El paso de los años, los años a veces muy austeros en apuntes, las hojas sueltas que, al parecer, vienen a redimir la culpa de abandonar el cuerpo del diario en sí, ciertas escanciones inevitables de la historia (la otra cara, la más represiva, de los años sesenta; la dictadura de 1976) van confiriendo un sentido narrativo a los diarios. Es uno que se arma solo. Pero en los primeros años (hasta, digamos, los primeros sesenta) hay quizás, agazapado, otro sentido narrativo que es el revés de la gran crónica de un iniciado que es toda la obra de Castillo. Efectivamente, ese relato inicial es la formidable novela de aprendizaje de un autodidacta que se va empujando a sí mismo hacia la superficie, que puja y le cuesta salir, ahí sumergido en su ciudad natal hasta que en cierta forma “estalla” como escritor. Una pelea cuerpo a cuerpo con los libros, con la palabra, con ese lema de “aprender a escribir” que uno imagina que el joven aspirante iba grabando en su cerebro como una gubia horada en la madera.
Y, además, todo está sazonado con esos fragmentos de vida que suelen acompañar a la mejor literatura, o al menos a la más interesante. Aun en el marco de una muy parca narración intimista, hay pinceladas perdurables sobre figuras como Egle Martin, musa de artistas, mujer vital; el relato detallado de una más que inquietante visita policial al domicilio bajo la dictadura; el ajedrez y la música como pasiones bastante más allá del hobby, entre otras cuestiones.

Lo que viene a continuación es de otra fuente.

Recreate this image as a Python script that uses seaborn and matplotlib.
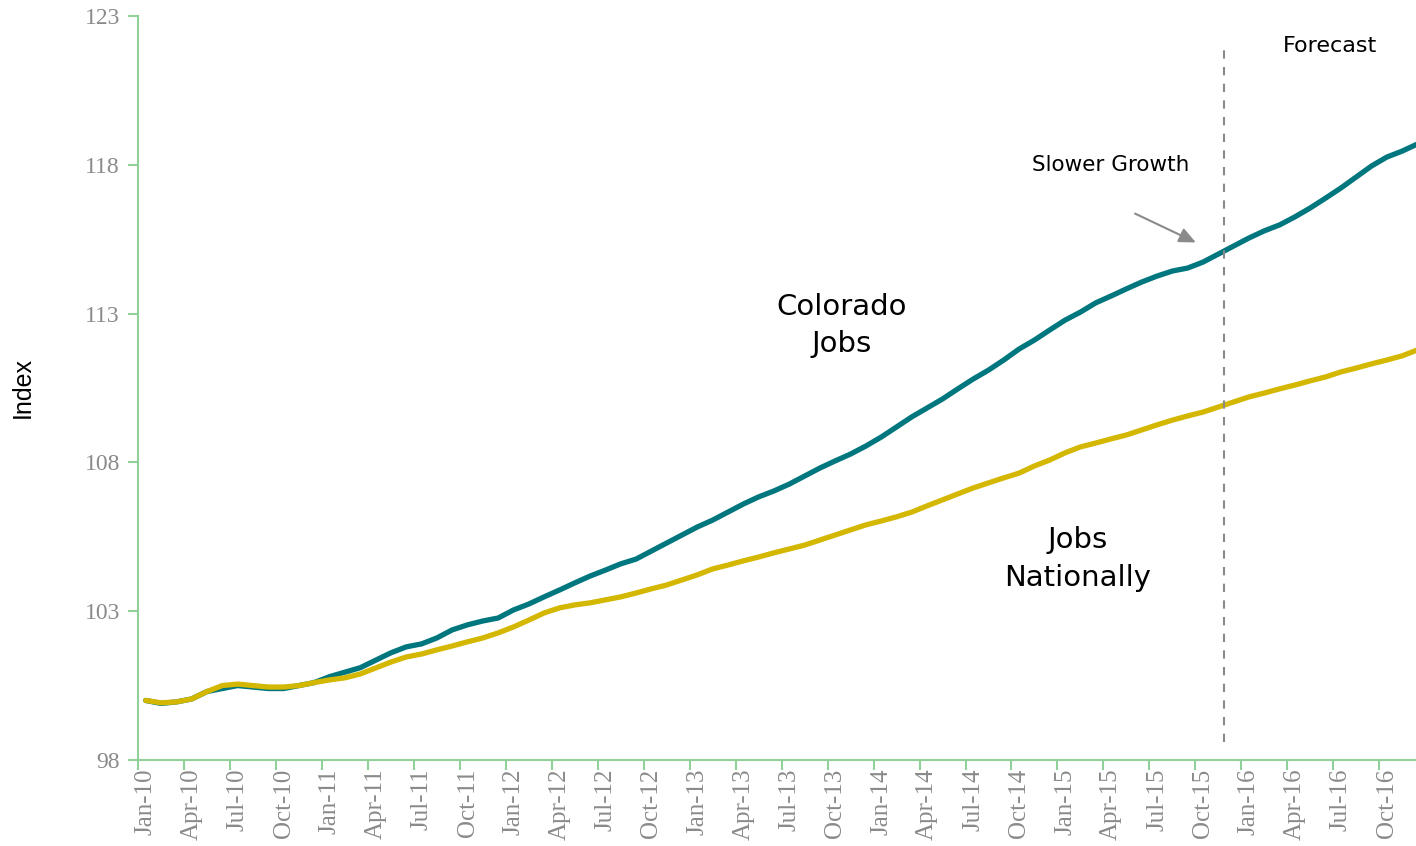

Los diarios de un escritor suelen ser estilizaciones, al fin y al cabo, de los pensamientos hechos al borde de la vida, en los momentos de suspensión, en las pausas, los paréntesis. Estos diarios de Abelardo son, parecen ser, los resuellos, los rastros de la fatiga, las meditaciones entre líneas de un hombre en posición de combate, alguien que, como el Megafón de su querido Marechal, se preparó para una guerra que parece que nunca va a producirse pero un día, sí, llegará.
‘‘Megafón usaba un metodo bárbaro, aplicado más tarde a las instancias de una vida en laberinto y pelea, que consistía en buscar sólo aquellas nociones que sirviesen a su problemática interna”, escribió Marechal.
Megafón era al fin y al cabo un tozudo autodidacta, sus combates eran tan desmesurados como subterráneos, tan incruentos como intensos y, de vez en vez, los triunfos y las glorias salían a la luz. Los diarios de Abelardo Castillo testimonian tanta preparación para la guerra. Batallas de la vida y la literatura, claro está. Pero batallas al fin, libradas con amor y trabajo.